Erschwerend für ein solches Unterfangen ist – so resümiert mein Beitrag „Atheismus und Realsozialismus in der DDR“ – dass es nur geringe Ansätze zu einer Geschichte des ostdeutschen „Volksatheismus“ gibt und fast gar keinen aus nicht-kirchlicher Sicht. „Dieses sozialpolitische Geschehen als komplexen Prozess zu sehen, haben bisherige Betrachtungen der Säkularisierungen in der DDR stark vernachlässigt. Sie bewegen sich weitgehend auf der Ebene des Staat-Kirche-Verhältnisses, als handle es sich hier um ein isoliertes Gebiet. Doch ohne das Erfassen des Phänomens Atheismus als kulturelle Erscheinung wird er für die DDR nicht erklärbar sein.“ Das gilt selbstredend auch für den Atheismus in der Bundesrepublik.

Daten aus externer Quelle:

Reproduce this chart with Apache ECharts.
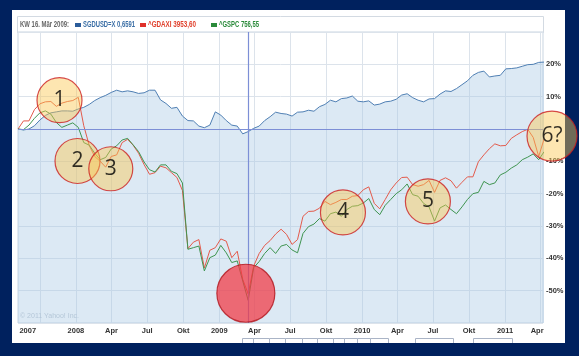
<!DOCTYPE html>
<html><head><meta charset="utf-8">
<script src="https://cdn.jsdelivr.net/npm/echarts@6/dist/echarts.min.js"></script>
<style>html,body{margin:0;padding:0;background:#00215e;}#c{width:579px;height:356px;}</style>
</head><body><div id="c"></div>
<script>
// ---- data (weekly-close chart, read every two weeks from the picture) ----
const startDate = [2007, 8, 6];   // first sample (y, m, d)
const stepDays = 14;
const sgdusd = [0,-0.3,0,1.0,2.8,4.2,5.0,5.3,5.6,5.6,5.5,6.2,6.7,7.6,8.8,9.7,10.4,11.3,12,11.5,11.8,11.5,11,11.2,12,12,9,7.9,6.4,6.7,4.0,2.6,2.5,0.9,0.4,1.2,5.3,4.3,2.6,1.2,0.9,-1.5,-0.8,0.2,0.9,2.6,3.8,5.2,4.8,4.6,4.0,5.2,5.3,5.8,5.5,6.9,7.6,8.9,8.4,9.4,9.6,10.2,8.6,8.4,8.7,7.4,7.7,8.4,8.6,9.2,10.5,10.9,9.7,8.9,8.4,9.3,9.4,10.8,11.8,11.6,12.5,13.7,14.9,16.6,17.5,17.9,16.1,16.4,16.6,18.6,18.7,18.9,19.4,19.9,20,20.6,20.7];
const gdaxi = [0,2.5,2.5,6,7.8,8.4,8.5,7,8,8.5,8.8,9.8,
  1,-5.1,-8.5,-10,-11.8,-8.5,-8,-4.2,-3.2,-5,-7.5,-11,-14,-13.5,-11.5,-12,-13.5,-15,-19,
  -37,-35,-34.2,-43,-37.5,-36.7,-34,-34.7,-39.8,-37.8,-46.5,-51,-42.4,-38.5,-36,-34.5,-32.5,
  -31,-32.6,-35.7,-34.2,-27,-25.5,-25.4,-24.5,-22.4,-23.4,-22.7,-21.8,-21.8,-20.8,-20.6,-18.8,-17.9,-23,-24.7,-21.8,-18.8,-16.7,-15,-14.9,
  -17.2,-17.7,-17.2,-15.9,-19.6,-15.9,-15.1,-16,-18.3,-16.5,-14.8,-14.8,-10.1,-8,-6.1,-4.6,-5.2,-5.1,-2.9,-1.8,-0.8,-0.1,-2.6,-8.5,-3];
const gspc = [0,-0.2,1.2,3.3,5.0,5.6,4.6,2,0.5,1.2,1.9,0.5,
  -4.2,-5,-7.5,-9.5,-8.8,-6.2,-5.2,-3.4,-2.9,-4.9,-7,-10.2,-12.6,-13.3,-11.1,-11.1,-13.1,-13.8,-16.7,
  -37.2,-36.7,-36.2,-43.9,-39.8,-39,-36,-38.3,-41.3,-40.8,-47,-53,-42.9,-41,-38.5,-36.7,-38.5,
  -36.2,-35.7,-37.4,-38.3,-32.3,-30.2,-29.4,-27.7,-28.5,-26.2,-25.7,-27,-24.9,-23.9,-23.7,-22.9,-21.5,-24.9,-26.5,-23.6,-21.8,-20,-18.8,-17,
  -20.3,-20.8,-23,-24.1,-28.5,-24.4,-23.5,-24.9,-26.2,-24.1,-21.8,-20,-19.6,-16.2,-17.2,-16.7,-14.2,-13.4,-12.1,-11.1,-9.5,-8.7,-7.7,-9.5,-7];

const axisMin = '2007-08-06';
const axisMax = '2011-04-08';
const tickDates = ['2007-10-01','2008-01-01','2008-04-01','2008-07-01','2008-10-01','2009-01-01','2009-04-01','2009-07-01','2009-10-01','2010-01-01','2010-04-01','2010-07-01','2010-10-01','2011-01-01','2011-04-01'];
const labelDates = ['2007-08-31','2008-01-01','2008-04-01','2008-07-01','2008-10-01','2009-01-01','2009-04-01','2009-07-01','2009-10-01','2010-01-01','2010-04-01','2010-07-01','2010-10-01','2011-01-01','2011-03-24'];
const labelTexts = ['2007','2008','Apr','Jul','Okt','2009','Apr','Jul','Okt','2010','Apr','Jul','Okt','2011','Apr'];
const yShown = [20,10,-10,-20,-30,-40,-50];

const crossDate = '2009-03-16';
const headerText = 'KW 16. Mär 2009:';
const legendNames = ['SGDUSD=X 0,6591','^GDAXI 3953,60','^GSPC 756,55'];

const noteLabels = ['1','2','3','4','5','6?'];
const noteDates = ['2007-11-20','2008-01-05','2008-03-30','2009-11-13','2010-06-18','2011-05-01'];
const noteValues = [8.9,-9.9,-12.3,-25.8,-22.4,-2.2];
const lossDate = '2009-03-10';
const lossValue = -50.8;

// ---- helpers ----
function ts(s){const p=s.split('-').map(Number);return new Date(p[0],p[1]-1,p[2]).getTime();}
const dates = sgdusd.map((_,i)=>new Date(startDate[0],startDate[1]-1,startDate[2]+stepDays*i).getTime());
const zip = arr => arr.map((v,i)=>[dates[i],v]);
const labelMap = {}; labelDates.forEach((d,i)=>{labelMap[ts(d)]=labelTexts[i];});

const C = {blue:'#4f7fb3', red:'#e35a4b', green:'#3f9450', grid:'#dce3eb', axisText:'#333'};
const axisFont = "'Liberation Sans',Arial,sans-serif";
const headFont = "bold 8.5px 'Liberation Sans',Arial,sans-serif";
const noteSizes = [45,45,44,45,45,50];

// condensed header text: fit each string to the width it takes in the reference
const mctx = document.createElement('canvas').getContext('2d');
mctx.font = headFont;
function headText(x, text, width, fill){
  const w = mctx.measureText(text).width || width;
  return {type:'text', z:50, x:x, y:25, scaleX:width/w, style:{text:text, fill:fill, font:headFont, verticalAlign:'middle'}};
}

const chart = echarts.init(document.getElementById('c'), null, {renderer:'canvas'});
chart.setOption({
  animation:false,
  backgroundColor:'#00215e',
  grid:{left:18,right:36,top:32,bottom:33,show:true,borderColor:'#c9d5e1',borderWidth:1,backgroundColor:'rgba(0,0,0,0)'},
  xAxis:{
    type:'value', min:ts(axisMin), max:ts(axisMax), scale:true,
    axisLine:{show:false},
    axisTick:{show:false, customValues:tickDates.map(ts)},
    splitLine:{show:true,lineStyle:{color:C.grid,width:1}},
    axisLabel:{customValues:labelDates.map(ts), formatter:v=>labelMap[v]||'', color:C.axisText,
      fontSize:7.5, fontWeight:'bold', fontFamily:axisFont, margin:4, hideOverlap:false, showMinLabel:true, showMaxLabel:true}
  },
  yAxis:{
    type:'value', position:'right', min:-60, max:30, interval:10,
    axisLine:{show:false}, axisTick:{show:false},
    splitLine:{show:true,lineStyle:{color:C.grid,width:1}},
    axisLabel:{formatter:v=>yShown.indexOf(v)>=0?v+'%':'', color:C.axisText, fontSize:7.5, fontWeight:'bold', fontFamily:axisFont, margin:3}
  },
  series:[
    {type:'line', name:'SGDUSD', data:zip(sgdusd), symbol:'none', z:2,
      lineStyle:{color:C.blue,width:1}, areaStyle:{color:'rgba(168,202,228,0.58)',origin:'start'},
      emphasis:{disabled:true},
      markLine:{silent:true, symbol:['none','none'], label:{show:false}, animation:false,
        lineStyle:{color:'#7d8fd6',width:1.2,type:'solid'},
        emphasis:{disabled:true},
        data:[{yAxis:0},{xAxis:ts(crossDate)}]}},
    {type:'line', name:'GDAXI', data:zip(gdaxi), symbol:'none', z:3, lineStyle:{color:C.red,width:1}, emphasis:{disabled:true}},
    {type:'line', name:'GSPC', data:zip(gspc), symbol:'none', z:3, lineStyle:{color:C.green,width:1}, emphasis:{disabled:true}},
    {type:'scatter', name:'notes', clip:false, z:6, silent:true,
      data:noteLabels.map((l,i)=>({name:l, value:[ts(noteDates[i]),noteValues[i]], symbolSize:noteSizes[i]})),
      itemStyle:{color:'rgba(250,200,80,0.56)',borderColor:'#cc1f1f',borderWidth:1.2},
      label:{show:true,position:'inside',formatter:'{b}',fontSize:21,color:'#000',fontFamily:"'Open Sans',sans-serif"},
      emphasis:{disabled:true}},
    {type:'scatter', name:'loss', clip:false, z:7, silent:true,
      data:[[ts(lossDate),lossValue]], symbolSize:58,
      itemStyle:{color:'rgba(243,56,66,0.9)',borderColor:'#b01018',borderWidth:1.2},
      emphasis:{disabled:true}}
  ],
  graphic:[
    {type:'rect', z:-10, silent:true, shape:{x:12,y:10,width:553,height:333}, style:{fill:'#fff'}},
    {type:'rect', z:-9, silent:true, shape:{x:17.5,y:16.5,width:526,height:16}, style:{fill:'#fff',stroke:'#d3dae2',lineWidth:1}},
    headText(20, headerText, 49, '#666'),
    {type:'rect', z:50, shape:{x:75,y:23,width:6,height:4}, style:{fill:'#2b5c9a'}},
    headText(83, legendNames[0], 52, '#3a6ea5'),
    {type:'rect', z:50, shape:{x:140,y:23,width:6,height:4}, style:{fill:'#e0302a'}},
    headText(148, legendNames[1], 48, '#e0402c'),
    {type:'rect', z:50, shape:{x:211,y:23,width:6,height:4}, style:{fill:'#2a8a3a'}},
    headText(219, legendNames[2], 40, '#2a8a3a'),
    {type:'text', z:50, x:20, y:316, style:{text:'© 2011 Yahoo! Inc.', fill:'#b5c7d8', font:"7px sans-serif", verticalAlign:'middle'}},
    {type:'group', z:50, children:[242,253,269,285,302,317,333,344,357,370].map((x,i,a)=>({
      type:'rect', shape:{x:x+0.5,y:338.5,width:(i<a.length-1?a[i+1]:388)-x,height:6}, style:{fill:'#fff',stroke:'#aab4c6',lineWidth:1}}))
      .concat([
        {type:'rect', shape:{x:415.5,y:338.5,width:38,height:6}, style:{fill:'#fff',stroke:'#aab4c6',lineWidth:1}},
        {type:'rect', shape:{x:473.5,y:338.5,width:39,height:6}, style:{fill:'#fff',stroke:'#aab4c6',lineWidth:1}}
      ])},
    {type:'rect', z:60, silent:true, shape:{x:0,y:343,width:579,height:13}, style:{fill:'#00215e'}}
  ]
});
</script></body></html>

Auch das Reden über „neuen Atheismus“ macht meiner Ansicht nach nur Sinn, wenn klar ist, was mit „altem“ denn gemeint sein könnte. Jedenfalls sind Ideenüberschneidungen zwischen atheistischen Grundannahmen in der DDR, die auch einer bestimmten materialistischen Auffassung von menschlicher Evolution folgten, und einigen Thesen des „evolutionären Humanismus“ unübersehbar und bedürfen dringend der Klärung und Bewertung.